Utah for now doesn’t have to recognize the marriages of more than 1,000 same-sex couples who wed during a 17-day period in December and January, as the U.S. Supreme Court put a lower court order on hold.
The nation’s highest court, which six months ago halted same-sex weddings in Utah, today blocked a trial judge’s order requiring recognition of marriages that took place while they were legal.
The two-sentence order, which came without published dissent, at least temporarily leaves those Utah couples without the adoption, hospital visitation and insurance rights possessed by other married people. It applies until a Denver-based federal appeals court rules on the status of the marriages.

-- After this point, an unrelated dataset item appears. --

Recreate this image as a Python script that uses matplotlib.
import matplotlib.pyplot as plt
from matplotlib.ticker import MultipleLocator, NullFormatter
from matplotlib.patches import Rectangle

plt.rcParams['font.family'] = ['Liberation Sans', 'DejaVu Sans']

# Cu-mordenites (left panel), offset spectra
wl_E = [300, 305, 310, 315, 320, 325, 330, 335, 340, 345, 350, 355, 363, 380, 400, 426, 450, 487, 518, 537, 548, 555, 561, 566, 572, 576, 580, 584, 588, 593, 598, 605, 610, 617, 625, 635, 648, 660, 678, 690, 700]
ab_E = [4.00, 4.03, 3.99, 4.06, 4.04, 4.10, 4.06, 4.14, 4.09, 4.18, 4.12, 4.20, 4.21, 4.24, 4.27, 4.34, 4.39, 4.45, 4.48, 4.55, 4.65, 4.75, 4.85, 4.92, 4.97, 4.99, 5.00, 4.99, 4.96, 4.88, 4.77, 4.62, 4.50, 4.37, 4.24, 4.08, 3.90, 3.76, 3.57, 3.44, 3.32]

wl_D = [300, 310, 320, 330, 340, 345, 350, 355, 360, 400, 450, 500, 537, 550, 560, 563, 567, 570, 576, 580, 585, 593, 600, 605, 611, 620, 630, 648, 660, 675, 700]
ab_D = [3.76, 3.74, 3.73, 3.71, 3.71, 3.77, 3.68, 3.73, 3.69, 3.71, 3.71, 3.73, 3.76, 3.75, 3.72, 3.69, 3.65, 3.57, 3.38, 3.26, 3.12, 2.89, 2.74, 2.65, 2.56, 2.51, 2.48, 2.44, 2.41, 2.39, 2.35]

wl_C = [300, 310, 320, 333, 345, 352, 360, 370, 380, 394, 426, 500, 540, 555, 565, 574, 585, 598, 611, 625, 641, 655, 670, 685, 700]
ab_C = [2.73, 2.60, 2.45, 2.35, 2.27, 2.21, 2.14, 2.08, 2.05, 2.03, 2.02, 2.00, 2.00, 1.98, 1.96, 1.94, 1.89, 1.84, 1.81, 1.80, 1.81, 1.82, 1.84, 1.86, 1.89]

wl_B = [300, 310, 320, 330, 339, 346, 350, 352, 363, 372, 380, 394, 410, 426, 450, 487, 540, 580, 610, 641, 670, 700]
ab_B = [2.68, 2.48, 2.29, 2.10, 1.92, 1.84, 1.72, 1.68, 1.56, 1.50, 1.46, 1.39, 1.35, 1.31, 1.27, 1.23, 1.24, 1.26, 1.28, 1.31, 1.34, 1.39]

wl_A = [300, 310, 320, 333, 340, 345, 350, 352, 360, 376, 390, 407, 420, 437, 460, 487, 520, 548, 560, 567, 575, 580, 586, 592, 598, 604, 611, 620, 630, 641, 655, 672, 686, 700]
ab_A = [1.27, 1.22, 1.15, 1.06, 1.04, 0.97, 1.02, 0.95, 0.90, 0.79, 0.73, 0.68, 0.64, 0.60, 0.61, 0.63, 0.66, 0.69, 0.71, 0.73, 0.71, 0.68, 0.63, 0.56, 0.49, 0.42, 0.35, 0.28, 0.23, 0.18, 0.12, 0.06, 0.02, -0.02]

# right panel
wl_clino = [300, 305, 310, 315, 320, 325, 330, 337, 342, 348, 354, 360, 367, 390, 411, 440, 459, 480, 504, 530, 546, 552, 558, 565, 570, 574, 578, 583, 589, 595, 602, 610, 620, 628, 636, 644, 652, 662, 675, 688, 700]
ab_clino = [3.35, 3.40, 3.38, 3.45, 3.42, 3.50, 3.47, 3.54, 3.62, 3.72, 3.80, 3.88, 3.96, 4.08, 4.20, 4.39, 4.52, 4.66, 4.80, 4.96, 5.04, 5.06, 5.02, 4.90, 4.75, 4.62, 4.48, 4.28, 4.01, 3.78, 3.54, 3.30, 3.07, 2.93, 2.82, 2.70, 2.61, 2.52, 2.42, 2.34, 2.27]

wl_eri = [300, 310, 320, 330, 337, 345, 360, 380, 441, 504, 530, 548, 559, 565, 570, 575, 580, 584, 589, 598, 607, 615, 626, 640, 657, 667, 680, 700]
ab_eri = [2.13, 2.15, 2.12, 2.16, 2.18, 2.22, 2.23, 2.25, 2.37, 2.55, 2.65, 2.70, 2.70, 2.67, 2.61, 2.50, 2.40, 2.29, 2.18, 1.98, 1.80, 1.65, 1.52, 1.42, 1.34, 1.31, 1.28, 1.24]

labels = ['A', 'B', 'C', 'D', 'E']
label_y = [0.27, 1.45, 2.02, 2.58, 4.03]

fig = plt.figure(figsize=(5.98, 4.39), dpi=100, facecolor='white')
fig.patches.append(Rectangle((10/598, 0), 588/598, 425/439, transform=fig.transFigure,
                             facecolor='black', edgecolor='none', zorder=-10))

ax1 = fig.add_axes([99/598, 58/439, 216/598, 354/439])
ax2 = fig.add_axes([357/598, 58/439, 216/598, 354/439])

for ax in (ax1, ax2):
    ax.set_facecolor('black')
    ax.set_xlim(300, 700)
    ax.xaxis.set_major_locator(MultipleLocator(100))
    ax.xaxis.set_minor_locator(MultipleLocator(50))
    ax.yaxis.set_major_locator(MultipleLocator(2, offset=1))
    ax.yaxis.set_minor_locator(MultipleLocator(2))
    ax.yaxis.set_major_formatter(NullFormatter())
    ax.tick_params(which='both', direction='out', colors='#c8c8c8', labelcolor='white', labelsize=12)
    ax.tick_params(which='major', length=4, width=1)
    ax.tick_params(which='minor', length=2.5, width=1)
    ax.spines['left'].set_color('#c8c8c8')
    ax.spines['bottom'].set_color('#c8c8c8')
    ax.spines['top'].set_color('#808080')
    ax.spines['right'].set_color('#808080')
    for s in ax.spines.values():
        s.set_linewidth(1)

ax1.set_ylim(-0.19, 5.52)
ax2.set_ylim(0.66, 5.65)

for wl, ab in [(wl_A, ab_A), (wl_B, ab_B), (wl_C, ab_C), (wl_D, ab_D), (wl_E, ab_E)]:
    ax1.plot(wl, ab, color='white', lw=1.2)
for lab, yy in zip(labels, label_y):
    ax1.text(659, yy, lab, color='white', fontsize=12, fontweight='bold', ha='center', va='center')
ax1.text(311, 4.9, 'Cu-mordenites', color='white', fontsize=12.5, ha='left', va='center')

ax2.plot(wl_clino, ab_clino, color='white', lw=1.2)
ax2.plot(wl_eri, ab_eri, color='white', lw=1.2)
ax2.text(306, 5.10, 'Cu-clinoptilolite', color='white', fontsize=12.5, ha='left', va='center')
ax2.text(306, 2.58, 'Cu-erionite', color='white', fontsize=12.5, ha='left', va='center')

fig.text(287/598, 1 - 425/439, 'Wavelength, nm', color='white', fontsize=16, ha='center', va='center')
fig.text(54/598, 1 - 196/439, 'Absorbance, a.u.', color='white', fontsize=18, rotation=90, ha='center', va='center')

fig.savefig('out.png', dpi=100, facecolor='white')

That appeals court ruled in June that same-sex couples in Utah have a constitutional right to get married, and today the same panel struck down Oklahoma’s same-sex marriage ban. Utah has said it will appeal to the Supreme Court.
Separately, the Colorado Supreme Court today ordered Denver’s county clerk to stop issuing marriage licenses to same- sex couples. The city began providing licenses after a state judge ruled Colorado’s ban to be unconstitutional, though the judge had put the ruling on hold.
In Utah, Governor Gary Herbert and Attorney General Sean Reyes argued that the state shouldn’t have to recognize what they called “interim marriages” until the legal fight runs its course.
“The democratically produced decisions of Utah’s citizens should not be overturned based on the discretion of a single federal district judge unchecked by subsequent appellate review,” the two Republicans argued in papers filed with the Supreme Court.
In January, state officials said they would put the 1,000- plus marriages “on hold” and block any new marital benefits. Four couples then sued, including two men seeking to finalize an adoption proceeding by amending their son’s birth certificate.
Lawyers for the suing group argued that Utah officials were seeking “to effectively divorce those couples against their wishes by placing their marriages on hold.”
The couples’ lawyer, Joshua Block of the American Civil Liberties Union, said in a statement after today’s high court action that he was “deeply disappointed.”
“We are confident that when the appellate process is completed we will prevail and these lawfully married same-sex couples will once again be given the same legal protections as every other legally married Utah couple,” he said.
U.S. District Judge Robert J. Shelby struck down Utah’s ban on gay marriage in December and then refused to block his ruling during the appeal. Same-sex couples immediately began applying for -- and receiving -- marriage licenses until the Supreme Court intervened Jan. 6.
The case acted on today is Herbert v. Evans, 14A65.